start Data section

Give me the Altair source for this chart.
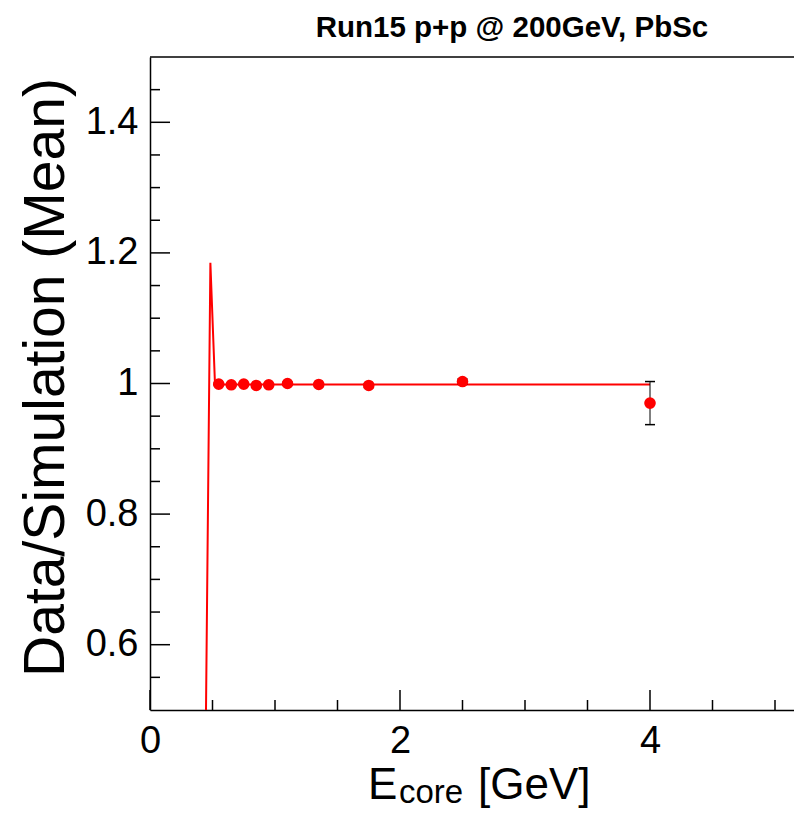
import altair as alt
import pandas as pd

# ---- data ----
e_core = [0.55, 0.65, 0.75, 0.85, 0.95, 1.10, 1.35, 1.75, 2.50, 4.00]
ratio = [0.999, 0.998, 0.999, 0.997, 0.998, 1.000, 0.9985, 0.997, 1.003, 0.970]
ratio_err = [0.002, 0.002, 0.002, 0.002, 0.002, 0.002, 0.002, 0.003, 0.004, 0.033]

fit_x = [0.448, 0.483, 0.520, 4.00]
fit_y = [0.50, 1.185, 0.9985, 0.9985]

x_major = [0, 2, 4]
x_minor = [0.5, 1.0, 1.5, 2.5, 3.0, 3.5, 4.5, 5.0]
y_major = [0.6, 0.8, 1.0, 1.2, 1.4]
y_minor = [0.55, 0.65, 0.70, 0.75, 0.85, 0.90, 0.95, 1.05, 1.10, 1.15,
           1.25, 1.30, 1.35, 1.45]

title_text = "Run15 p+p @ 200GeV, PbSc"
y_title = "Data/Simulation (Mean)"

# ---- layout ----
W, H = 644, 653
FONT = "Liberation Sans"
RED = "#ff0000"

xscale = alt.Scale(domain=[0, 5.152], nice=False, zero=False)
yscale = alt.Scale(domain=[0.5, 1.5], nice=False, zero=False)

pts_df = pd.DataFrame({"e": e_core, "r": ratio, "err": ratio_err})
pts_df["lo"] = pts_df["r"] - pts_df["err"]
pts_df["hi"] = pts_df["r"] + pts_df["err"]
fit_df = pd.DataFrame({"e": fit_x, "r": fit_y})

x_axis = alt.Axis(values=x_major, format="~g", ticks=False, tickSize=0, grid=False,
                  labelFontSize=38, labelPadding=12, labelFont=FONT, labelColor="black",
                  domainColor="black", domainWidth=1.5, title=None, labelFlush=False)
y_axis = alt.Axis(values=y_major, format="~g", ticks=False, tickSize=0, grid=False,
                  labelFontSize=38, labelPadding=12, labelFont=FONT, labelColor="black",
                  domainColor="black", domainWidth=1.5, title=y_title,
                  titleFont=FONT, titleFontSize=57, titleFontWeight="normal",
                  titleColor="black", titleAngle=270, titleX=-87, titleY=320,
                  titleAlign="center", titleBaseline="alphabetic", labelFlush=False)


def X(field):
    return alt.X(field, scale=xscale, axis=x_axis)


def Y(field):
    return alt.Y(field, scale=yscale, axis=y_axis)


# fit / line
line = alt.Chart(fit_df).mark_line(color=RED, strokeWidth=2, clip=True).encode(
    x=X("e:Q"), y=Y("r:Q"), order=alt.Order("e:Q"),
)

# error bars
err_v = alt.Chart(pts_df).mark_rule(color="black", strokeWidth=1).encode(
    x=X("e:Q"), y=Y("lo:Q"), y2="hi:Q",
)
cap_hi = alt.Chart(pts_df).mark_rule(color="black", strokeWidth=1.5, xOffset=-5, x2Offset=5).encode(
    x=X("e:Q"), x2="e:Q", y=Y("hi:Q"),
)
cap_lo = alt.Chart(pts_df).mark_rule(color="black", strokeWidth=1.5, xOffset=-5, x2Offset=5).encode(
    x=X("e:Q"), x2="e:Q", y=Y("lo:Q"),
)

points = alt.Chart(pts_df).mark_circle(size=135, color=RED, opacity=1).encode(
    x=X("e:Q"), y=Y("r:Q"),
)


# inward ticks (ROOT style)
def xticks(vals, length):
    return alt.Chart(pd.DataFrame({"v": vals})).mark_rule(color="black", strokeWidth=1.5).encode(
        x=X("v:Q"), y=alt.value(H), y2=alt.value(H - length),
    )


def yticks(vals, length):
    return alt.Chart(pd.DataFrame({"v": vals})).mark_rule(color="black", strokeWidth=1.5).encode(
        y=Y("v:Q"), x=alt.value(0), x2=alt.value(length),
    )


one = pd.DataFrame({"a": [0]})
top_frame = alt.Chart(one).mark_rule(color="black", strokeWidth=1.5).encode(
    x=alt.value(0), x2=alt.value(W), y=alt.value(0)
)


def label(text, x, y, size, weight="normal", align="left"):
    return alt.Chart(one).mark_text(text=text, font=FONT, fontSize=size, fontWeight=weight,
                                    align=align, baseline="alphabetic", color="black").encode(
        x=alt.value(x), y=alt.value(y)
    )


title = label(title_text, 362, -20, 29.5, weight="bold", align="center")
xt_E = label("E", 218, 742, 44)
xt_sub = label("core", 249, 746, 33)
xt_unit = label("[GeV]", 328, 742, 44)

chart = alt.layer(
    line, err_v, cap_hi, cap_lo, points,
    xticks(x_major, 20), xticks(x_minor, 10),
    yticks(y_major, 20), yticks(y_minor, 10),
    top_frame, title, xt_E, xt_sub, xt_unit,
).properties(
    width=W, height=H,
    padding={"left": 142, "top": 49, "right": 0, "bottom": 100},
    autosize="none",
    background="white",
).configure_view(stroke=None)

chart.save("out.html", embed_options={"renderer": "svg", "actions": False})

end Data section

* **Goal of the exercise**
Write out every line above exactly as it is, leaving out the pictures.

* **Solution for this exercise**
Give me the Altair source for this chart.
import altair as alt
import pandas as pd

# ---- data ----
e_core = [0.55, 0.65, 0.75, 0.85, 0.95, 1.10, 1.35, 1.75, 2.50, 4.00]
ratio = [0.999, 0.998, 0.999, 0.997, 0.998, 1.000, 0.9985, 0.997, 1.003, 0.970]
ratio_err = [0.002, 0.002, 0.002, 0.002, 0.002, 0.002, 0.002, 0.003, 0.004, 0.033]

fit_x = [0.448, 0.483, 0.520, 4.00]
fit_y = [0.50, 1.185, 0.9985, 0.9985]

x_major = [0, 2, 4]
x_minor = [0.5, 1.0, 1.5, 2.5, 3.0, 3.5, 4.5, 5.0]
y_major = [0.6, 0.8, 1.0, 1.2, 1.4]
y_minor = [0.55, 0.65, 0.70, 0.75, 0.85, 0.90, 0.95, 1.05, 1.10, 1.15,
           1.25, 1.30, 1.35, 1.45]

title_text = "Run15 p+p @ 200GeV, PbSc"
y_title = "Data/Simulation (Mean)"

# ---- layout ----
W, H = 644, 653
FONT = "Liberation Sans"
RED = "#ff0000"

xscale = alt.Scale(domain=[0, 5.152], nice=False, zero=False)
yscale = alt.Scale(domain=[0.5, 1.5], nice=False, zero=False)

pts_df = pd.DataFrame({"e": e_core, "r": ratio, "err": ratio_err})
pts_df["lo"] = pts_df["r"] - pts_df["err"]
pts_df["hi"] = pts_df["r"] + pts_df["err"]
fit_df = pd.DataFrame({"e": fit_x, "r": fit_y})

x_axis = alt.Axis(values=x_major, format="~g", ticks=False, tickSize=0, grid=False,
                  labelFontSize=38, labelPadding=12, labelFont=FONT, labelColor="black",
                  domainColor="black", domainWidth=1.5, title=None, labelFlush=False)
y_axis = alt.Axis(values=y_major, format="~g", ticks=False, tickSize=0, grid=False,
                  labelFontSize=38, labelPadding=12, labelFont=FONT, labelColor="black",
                  domainColor="black", domainWidth=1.5, title=y_title,
                  titleFont=FONT, titleFontSize=57, titleFontWeight="normal",
                  titleColor="black", titleAngle=270, titleX=-87, titleY=320,
                  titleAlign="center", titleBaseline="alphabetic", labelFlush=False)


def X(field):
    return alt.X(field, scale=xscale, axis=x_axis)


def Y(field):
    return alt.Y(field, scale=yscale, axis=y_axis)


# fit / line
line = alt.Chart(fit_df).mark_line(color=RED, strokeWidth=2, clip=True).encode(
    x=X("e:Q"), y=Y("r:Q"), order=alt.Order("e:Q"),
)

# error bars
err_v = alt.Chart(pts_df).mark_rule(color="black", strokeWidth=1).encode(
    x=X("e:Q"), y=Y("lo:Q"), y2="hi:Q",
)
cap_hi = alt.Chart(pts_df).mark_rule(color="black", strokeWidth=1.5, xOffset=-5, x2Offset=5).encode(
    x=X("e:Q"), x2="e:Q", y=Y("hi:Q"),
)
cap_lo = alt.Chart(pts_df).mark_rule(color="black", strokeWidth=1.5, xOffset=-5, x2Offset=5).encode(
    x=X("e:Q"), x2="e:Q", y=Y("lo:Q"),
)

points = alt.Chart(pts_df).mark_circle(size=135, color=RED, opacity=1).encode(
    x=X("e:Q"), y=Y("r:Q"),
)


# inward ticks (ROOT style)
def xticks(vals, length):
    return alt.Chart(pd.DataFrame({"v": vals})).mark_rule(color="black", strokeWidth=1.5).encode(
        x=X("v:Q"), y=alt.value(H), y2=alt.value(H - length),
    )


def yticks(vals, length):
    return alt.Chart(pd.DataFrame({"v": vals})).mark_rule(color="black", strokeWidth=1.5).encode(
        y=Y("v:Q"), x=alt.value(0), x2=alt.value(length),
    )


one = pd.DataFrame({"a": [0]})
top_frame = alt.Chart(one).mark_rule(color="black", strokeWidth=1.5).encode(
    x=alt.value(0), x2=alt.value(W), y=alt.value(0)
)


def label(text, x, y, size, weight="normal", align="left"):
    return alt.Chart(one).mark_text(text=text, font=FONT, fontSize=size, fontWeight=weight,
                                    align=align, baseline="alphabetic", color="black").encode(
        x=alt.value(x), y=alt.value(y)
    )


title = label(title_text, 362, -20, 29.5, weight="bold", align="center")
xt_E = label("E", 218, 742, 44)
xt_sub = label("core", 249, 746, 33)
xt_unit = label("[GeV]", 328, 742, 44)

chart = alt.layer(
    line, err_v, cap_hi, cap_lo, points,
    xticks(x_major, 20), xticks(x_minor, 10),
    yticks(y_major, 20), yticks(y_minor, 10),
    top_frame, title, xt_E, xt_sub, xt_unit,
).properties(
    width=W, height=H,
    padding={"left": 142, "top": 49, "right": 0, "bottom": 100},
    autosize="none",
    background="white",
).configure_view(stroke=None)

chart.save("out.html", embed_options={"renderer": "svg", "actions": False})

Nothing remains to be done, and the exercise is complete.